Que l'on me comprenne bien : il n'est nullement question d'inventer ces traits de caractère, et moins encore de publicité ou de  propagande, ce n’est pas non plus contribuer à dessiner une image ; l’image existe déjà ! Il s'agit simplement de cerner les qualités d’un homme qui s’apprête à porter les plus hautes charges de l’Etat et à disposer du pouvoir d’orienter le destin du pays vers le meilleur ou le pire. D’essayer aussi de souligner en filigrane les caractéristiques qui pourraient le différencier des autres officiers qui ont eu la même trajectoire et qui vont tous disparaître, si ce n’est déjà le cas, dans les limbes de notre mémoire collective, bien qu’ils aient fait ce qu’ils pouvaient faire, mais ce qu’ils avaient fait en bien était insuffisant ou très limité, d’où peu de personnes les regrettent aujourd’hui. Leur tort aura été de croire que la seule capacité de diriger ou de commander suffisait comme prédisposition pour accéder au statut d’homme d’Etat ou pour gouverner.

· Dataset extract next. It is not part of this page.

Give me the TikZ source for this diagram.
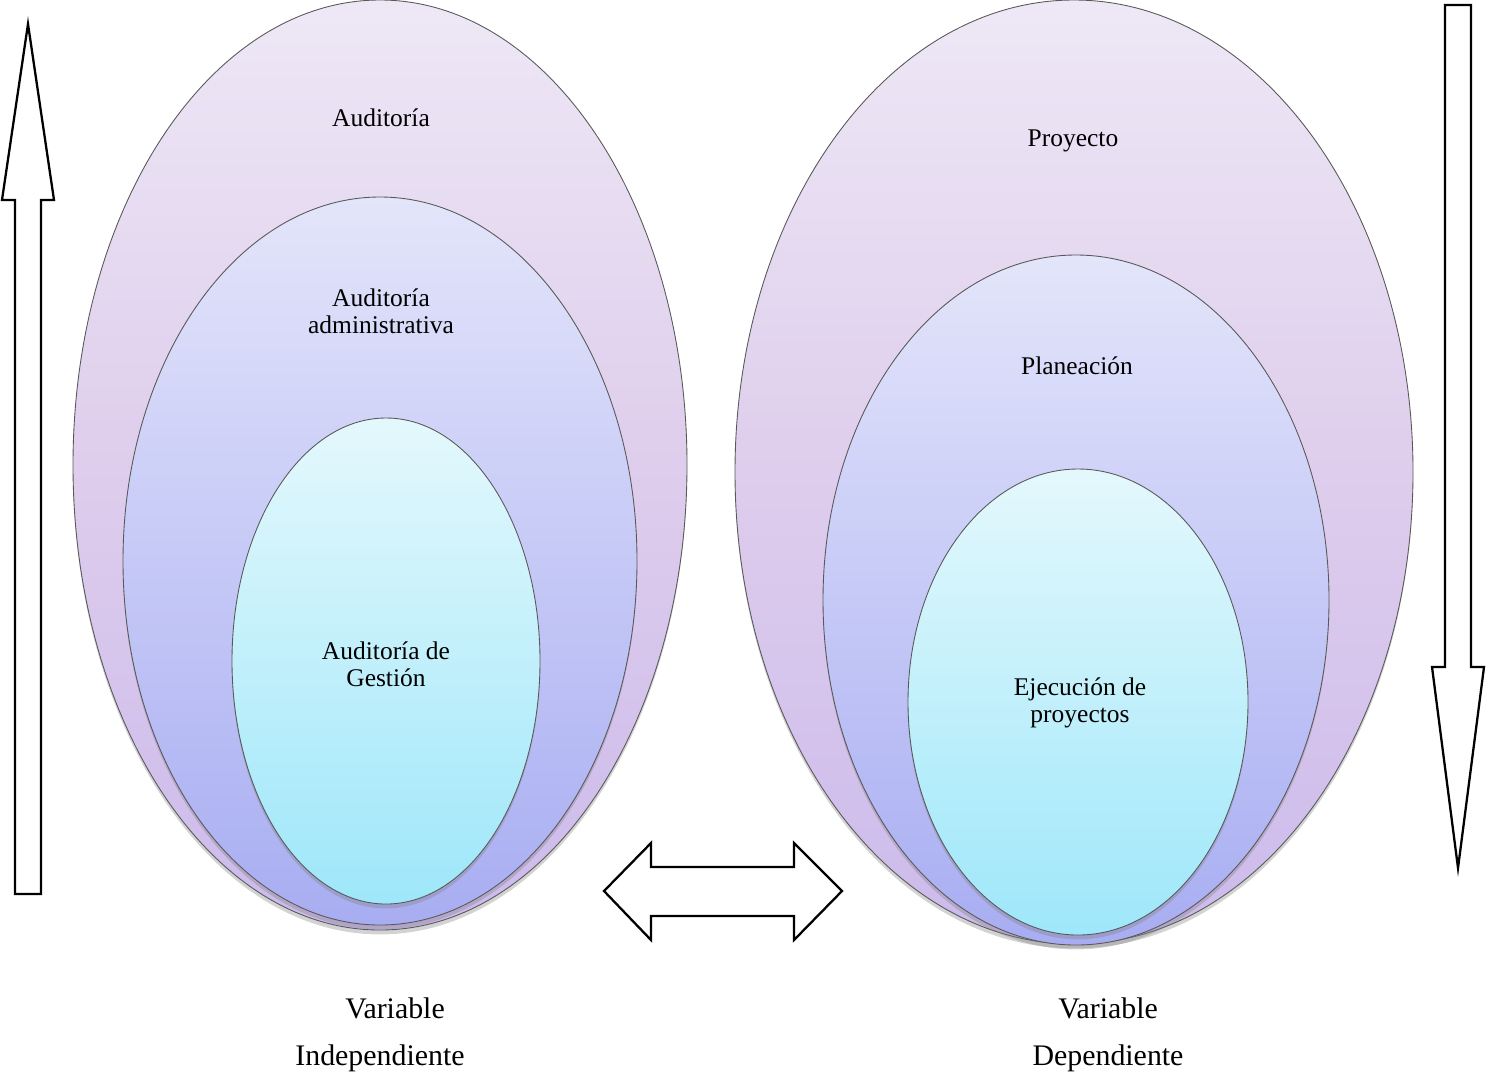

Or gouverner un pays, c’est aussi et surtout comprendre l'importance des enjeux politiques qui impactent son avenir socio-économique, y faire face avec clairvoyance, et prévoir les contingences qu'ils supposent, cela exige deux autres qualités primordiales : l’honnêteté intellectuelle et la rigueur morale, qui conduisent à la vertu et postulent la tâche essentielle de conception et de projection, c'est-à-dire l’anticipation ou la réflexion prospective qui guide l’action, une tâche que le chef partage généralement avec un entourage de qualité.

Voila pourquoi la crédibilité et la réussite en ce domaine se mesurent toujours à ces deux qualités supérieures et à l’efficience de cet entourage. Et ce futur président sera donc   jugé à l’aune des premiers actes qu’il aura posés par rapport à ses orientations politiques et la composition de son équipe.